Q: How has it evolved?

A: One of the biggest challenges initially was coordinating project review to ensure consistency across the office and to talk through more complicated projects or issues. Previously, we did this through face-to-face meetings. Now we rely on telephone calls and video conferencing. We have become experts at screen-sharing, scanning documents with apps on our phones and other workarounds necessary to operate remotely effectively. This has forced everyone to be much more methodical. Time is more and more precious and coordination can be tougher if we don’t take these extra steps.

Yet, our “in-house” challenges were nothing compared to figuring out standard operating procedures with the 50-plus SHPO offices. For a while, some SHPO offices were entirely closed and could not even access file or mails. Each state, it seemed, faced a slightly different rulebook for working remotely. As with the NPS staff, however, we were able to figure out a path forward fairly soon working with the SHPOs that addressed each of their circumstances but still fulfills the goals and requirements of the program. It did take some creative problem-solving.

Initially, everything seemed somewhat cumbersome and challenging as we put in place the new systems and processes. However, as we’ve gotten accustomed to them, it has gotten easier. It is taking an additional day or two to invoice the review fee for new projects under the new process, but review times for most of the office are generally at or close to our normal 30-day goal.

Q: What is the biggest challenge?

A: It was far more complicated to make these changes than you might think–implementing new procedures on the fly, consistent with internal policies and directives, and managing and coordinating the flow of information for a multilevel, multifaceted national program, while still maintaining the day-to-day review process–and also recognizing that the staff was experiencing the same uncertainties, child care issues, technological challenges, etc., that everyone was.

It would have been easy for the whole thing to stop for a period to reset, but this is an important program. The Historic Tax Credit program annually generates $5 billion to $6 billion in private investment in historic rehabilitation and creates some 110,000 jobs. Many if not most states deemed construction an essential business, and, as we know, historic preservation is very labor intensive, with a higher percentage of the dollars spent locally than new construction. The upshot is that rehabilitation work was able to keep thousands of people employed and helping to keep the economic engine moving forward. It was critical to find a way forward.

Q: Are there any long-term benefits in this?

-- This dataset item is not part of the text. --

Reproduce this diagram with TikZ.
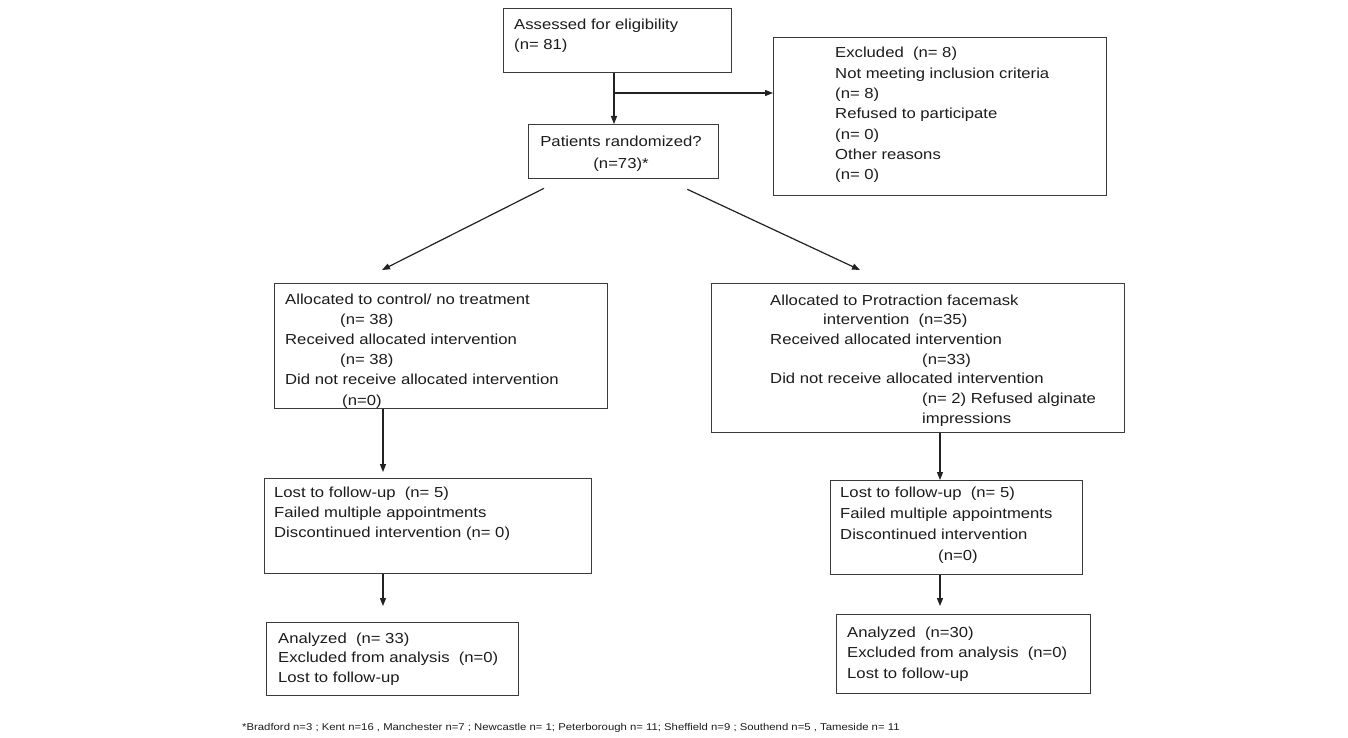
\documentclass[tikz,border=0pt]{standalone}
\usepackage{fontspec}
\setmainfont{Liberation Sans}[FakeStretch=1.15]
\usetikzlibrary{arrows.meta,calc}
\definecolor{boxc}{HTML}{3A3A3A}
\definecolor{txtc}{HTML}{1C1C1C}
\definecolor{linec}{HTML}{222222}
\newcommand\fsz[1]{\fontsize{14.5pt}{#1}\selectfont}
\begin{document}
\begin{tikzpicture}[x=1pt,y=-1pt,
  box/.style={draw=boxc, line width=1.3pt, inner sep=0pt, anchor=north west},
  txt/.style={anchor=base west, inner sep=0pt, text=txtc},
  arr/.style={draw=linec, line width=1.2pt, -{Triangle[length=8pt,width=6pt]}}]
\useasboundingbox[fill=white] (0,0) rectangle (1348,738);

% boxes
\node[box, minimum width=228pt, minimum height=64pt]  (B1) at (503,8) {};
\node[box, minimum width=190pt, minimum height=54pt]  (B2) at (528,124) {};
\node[box, minimum width=333pt, minimum height=158pt] (B3) at (773,37) {};
\node[box, minimum width=333pt, minimum height=125pt] (B4) at (274,283) {};
\node[box, minimum width=413pt, minimum height=149pt] (B5) at (711,283) {};
\node[box, minimum width=327pt, minimum height=95pt]  (B6) at (264,478) {};
\node[box, minimum width=252pt, minimum height=73pt]  (B7) at (266,622) {};
\node[box, minimum width=252pt, minimum height=94pt]  (B8) at (830,480) {};
\node[box, minimum width=254pt, minimum height=79pt]  (B9) at (836,614) {};

% texts
\node[txt] (T1) at (514,30) {\fsz{20pt}\begin{tabular}[t]{@{}l@{}}Assessed for eligibility\\(n= 81)\end{tabular}};
\node[txt, anchor=base] (T2) at (621,147) {\fsz{21pt}\begin{tabular}[t]{@{}c@{}}Patients randomized?\\(n=73)*\end{tabular}};
\node[txt] (T3) at (835,58) {\fsz{20.3pt}\begin{tabular}[t]{@{}l@{}}Excluded\ \ (n= 8)\\Not meeting inclusion criteria\\(n= 8)\\Refused to participate\\(n= 0)\\Other reasons\\(n= 0)\end{tabular}};
\node[txt] (T4) at (285,304) {\fsz{20.2pt}\begin{tabular}[t]{@{}l@{}}Allocated to control/ no treatment\\\hspace*{55pt}(n= 38)\\Received allocated intervention\\\hspace*{55pt}(n= 38)\\Did not receive allocated intervention\\\hspace*{57pt}(n=0)\end{tabular}};
\node[txt] (T5) at (770,305) {\fsz{19.7pt}\begin{tabular}[t]{@{}l@{}}Allocated to Protraction facemask\\\hspace*{53pt}intervention\ \ (n=35)\\Received allocated intervention\\\hspace*{152pt}(n=33)\\Did not receive allocated intervention\\\hspace*{152pt}(n= 2) Refused alginate\\\hspace*{152pt}impressions\end{tabular}};
\node[txt] (T6) at (274,497) {\fsz{20pt}\begin{tabular}[t]{@{}l@{}}Lost to follow-up\ \ (n= 5)\\Failed multiple appointments\\Discontinued intervention (n= 0)\end{tabular}};
\node[txt] (T7) at (278,643) {\fsz{19.5pt}\begin{tabular}[t]{@{}l@{}}Analyzed\ \ (n= 33)\\Excluded from analysis\ \ (n=0)\\Lost to follow-up\end{tabular}};
\node[txt] (T8) at (840,497) {\fsz{21.3pt}\begin{tabular}[t]{@{}l@{}}Lost to follow-up\ \ (n= 5)\\Failed multiple appointments\\Discontinued intervention\\\hspace*{98pt}(n=0)\end{tabular}};
\node[txt] (T9) at (847,637) {\fsz{20.5pt}\begin{tabular}[t]{@{}l@{}}Analyzed\ \ (n=30)\\Excluded from analysis\ \ (n=0)\\Lost to follow-up\end{tabular}};
\node[txt] (FN) at (242,730) {\fontsize{9.85pt}{11pt}\selectfont *Bradford n=3 ; Kent n=16 , Manchester n=7 ; Newcastle n= 1; Peterborough n= 11; Sheffield n=9 ; Southend n=5 , Tameside n= 11};

% connectors
\coordinate (v1) at (614,93);
\draw[arr] (B1.south -| v1) -- (B2.north -| v1);
\draw[arr] (v1) -- (v1 -| B3.west);
\draw[arr] ($(B2.south west)+(16,9)$) -- ($(B4.north west)+(108,-13)$);
\draw[arr] ($(B2.south east)+(-32,10)$) -- ($(B5.north west)+(149,-13)$);
\coordinate (vl) at (383,0);
\coordinate (vr) at (940,0);
\draw[arr] (B4.south -| vl) -- ($(B6.north -| vl)+(0,-6)$);
\draw[arr] (B6.south -| vl) -- ($(B7.north -| vl)+(0,-16)$);
\draw[arr] (B5.south -| vr) -- (B8.north -| vr);
\draw[arr] (B8.south -| vr) -- ($(B9.north -| vr)+(0,-8)$);
\end{tikzpicture}
\end{document}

A: One thing it’s forced us to do is to start figuring out sooner how to move the federal tax incentives review process to an all-electronic one. This was always the long-term plan, but after 2021, the National Archives is to no longer accept hard-copy records and some of the changes we’ve had to investigate or implement now on a temporary basis have given us a jump-start on working through all the different procedural, policy, practical and technological challenges.

Some things that would seem easy to change have proven much more complicated or problematic than you would think. There are literally many thousands of applications processed by our office each year–and not just the applications themselves, but architectural plans, photos, specifications, material samples, etc.–and changing from a hard-copy submission process to an electronic one affects the applications themselves, signature means, the review process, hardware and software, etc. Going electronic is not as simple as one might imagine.

Q: What does your crystal ball say about the future?

A: I wish I had an answer, but know that we’ll continue to adjust as necessary to maintain regular office operations, in partnership with the SHPOs and keep the program running as close to normal as possible. You can expect that probably sometime early next year we may start a phased implementation to a permanent all-electronic application submission system.

Note: As longtime consultants of the HTC program, we at Heritage commend Goeken and his staff on their response to COVID-19.